- _DATA EXCERPT_:

— START —

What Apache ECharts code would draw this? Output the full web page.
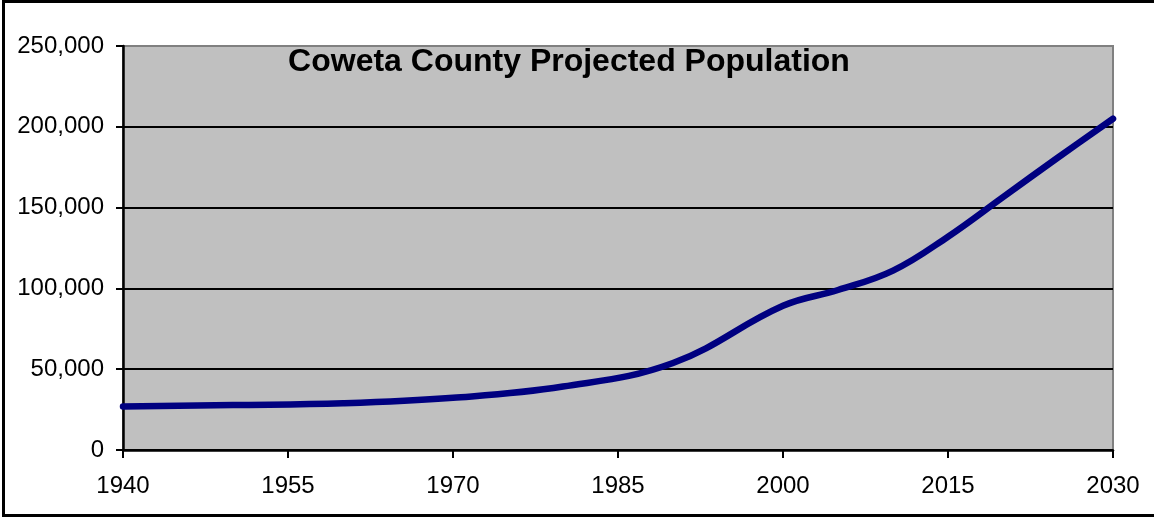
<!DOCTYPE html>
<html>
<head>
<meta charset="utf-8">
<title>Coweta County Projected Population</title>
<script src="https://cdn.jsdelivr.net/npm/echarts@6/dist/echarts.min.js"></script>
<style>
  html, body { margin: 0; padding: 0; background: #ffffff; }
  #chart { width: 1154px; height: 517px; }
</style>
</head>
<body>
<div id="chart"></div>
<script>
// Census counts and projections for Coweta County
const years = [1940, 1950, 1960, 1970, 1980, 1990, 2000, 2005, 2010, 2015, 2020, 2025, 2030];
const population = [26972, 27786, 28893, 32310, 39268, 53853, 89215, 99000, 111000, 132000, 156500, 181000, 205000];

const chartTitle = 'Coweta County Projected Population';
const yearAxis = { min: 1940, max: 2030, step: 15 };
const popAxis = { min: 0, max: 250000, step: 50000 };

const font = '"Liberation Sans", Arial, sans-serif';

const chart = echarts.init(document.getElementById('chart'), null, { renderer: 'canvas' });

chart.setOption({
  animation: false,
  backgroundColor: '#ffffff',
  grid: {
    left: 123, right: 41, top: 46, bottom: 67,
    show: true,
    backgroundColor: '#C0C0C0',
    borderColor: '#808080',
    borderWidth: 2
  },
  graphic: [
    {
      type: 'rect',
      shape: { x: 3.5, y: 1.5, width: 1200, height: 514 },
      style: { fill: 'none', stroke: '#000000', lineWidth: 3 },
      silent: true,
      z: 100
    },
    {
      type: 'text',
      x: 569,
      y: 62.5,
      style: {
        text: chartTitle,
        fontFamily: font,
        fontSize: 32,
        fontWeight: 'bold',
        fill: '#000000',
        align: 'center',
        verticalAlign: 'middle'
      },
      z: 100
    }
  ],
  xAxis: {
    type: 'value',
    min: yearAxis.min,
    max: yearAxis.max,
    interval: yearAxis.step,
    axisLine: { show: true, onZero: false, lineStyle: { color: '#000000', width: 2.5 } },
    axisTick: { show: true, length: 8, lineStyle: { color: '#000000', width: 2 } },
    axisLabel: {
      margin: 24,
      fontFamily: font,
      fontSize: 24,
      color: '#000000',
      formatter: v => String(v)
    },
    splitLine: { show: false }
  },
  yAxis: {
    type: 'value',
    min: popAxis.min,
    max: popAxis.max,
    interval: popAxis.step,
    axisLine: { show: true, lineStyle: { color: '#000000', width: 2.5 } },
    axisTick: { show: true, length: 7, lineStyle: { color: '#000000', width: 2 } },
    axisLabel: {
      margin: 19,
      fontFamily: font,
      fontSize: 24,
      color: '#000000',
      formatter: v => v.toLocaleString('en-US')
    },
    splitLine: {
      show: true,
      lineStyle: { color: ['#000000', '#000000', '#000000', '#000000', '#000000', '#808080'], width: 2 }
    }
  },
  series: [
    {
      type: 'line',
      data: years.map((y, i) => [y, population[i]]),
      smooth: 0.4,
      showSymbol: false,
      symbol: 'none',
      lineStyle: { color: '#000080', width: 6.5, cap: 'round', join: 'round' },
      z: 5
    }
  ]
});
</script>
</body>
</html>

— END —

- _DIRECTIONS_:
Copy all the lines of data exactly as they appear, dropping any images.

- _RESULT OF THE EXERCISE_:
What Apache ECharts code would draw this? Output the full web page.
<!DOCTYPE html>
<html>
<head>
<meta charset="utf-8">
<title>Coweta County Projected Population</title>
<script src="https://cdn.jsdelivr.net/npm/echarts@6/dist/echarts.min.js"></script>
<style>
  html, body { margin: 0; padding: 0; background: #ffffff; }
  #chart { width: 1154px; height: 517px; }
</style>
</head>
<body>
<div id="chart"></div>
<script>
// Census counts and projections for Coweta County
const years = [1940, 1950, 1960, 1970, 1980, 1990, 2000, 2005, 2010, 2015, 2020, 2025, 2030];
const population = [26972, 27786, 28893, 32310, 39268, 53853, 89215, 99000, 111000, 132000, 156500, 181000, 205000];

const chartTitle = 'Coweta County Projected Population';
const yearAxis = { min: 1940, max: 2030, step: 15 };
const popAxis = { min: 0, max: 250000, step: 50000 };

const font = '"Liberation Sans", Arial, sans-serif';

const chart = echarts.init(document.getElementById('chart'), null, { renderer: 'canvas' });

chart.setOption({
  animation: false,
  backgroundColor: '#ffffff',
  grid: {
    left: 123, right: 41, top: 46, bottom: 67,
    show: true,
    backgroundColor: '#C0C0C0',
    borderColor: '#808080',
    borderWidth: 2
  },
  graphic: [
    {
      type: 'rect',
      shape: { x: 3.5, y: 1.5, width: 1200, height: 514 },
      style: { fill: 'none', stroke: '#000000', lineWidth: 3 },
      silent: true,
      z: 100
    },
    {
      type: 'text',
      x: 569,
      y: 62.5,
      style: {
        text: chartTitle,
        fontFamily: font,
        fontSize: 32,
        fontWeight: 'bold',
        fill: '#000000',
        align: 'center',
        verticalAlign: 'middle'
      },
      z: 100
    }
  ],
  xAxis: {
    type: 'value',
    min: yearAxis.min,
    max: yearAxis.max,
    interval: yearAxis.step,
    axisLine: { show: true, onZero: false, lineStyle: { color: '#000000', width: 2.5 } },
    axisTick: { show: true, length: 8, lineStyle: { color: '#000000', width: 2 } },
    axisLabel: {
      margin: 24,
      fontFamily: font,
      fontSize: 24,
      color: '#000000',
      formatter: v => String(v)
    },
    splitLine: { show: false }
  },
  yAxis: {
    type: 'value',
    min: popAxis.min,
    max: popAxis.max,
    interval: popAxis.step,
    axisLine: { show: true, lineStyle: { color: '#000000', width: 2.5 } },
    axisTick: { show: true, length: 7, lineStyle: { color: '#000000', width: 2 } },
    axisLabel: {
      margin: 19,
      fontFamily: font,
      fontSize: 24,
      color: '#000000',
      formatter: v => v.toLocaleString('en-US')
    },
    splitLine: {
      show: true,
      lineStyle: { color: ['#000000', '#000000', '#000000', '#000000', '#000000', '#808080'], width: 2 }
    }
  },
  series: [
    {
      type: 'line',
      data: years.map((y, i) => [y, population[i]]),
      smooth: 0.4,
      showSymbol: false,
      symbol: 'none',
      lineStyle: { color: '#000080', width: 6.5, cap: 'round', join: 'round' },
      z: 5
    }
  ]
});
</script>
</body>
</html>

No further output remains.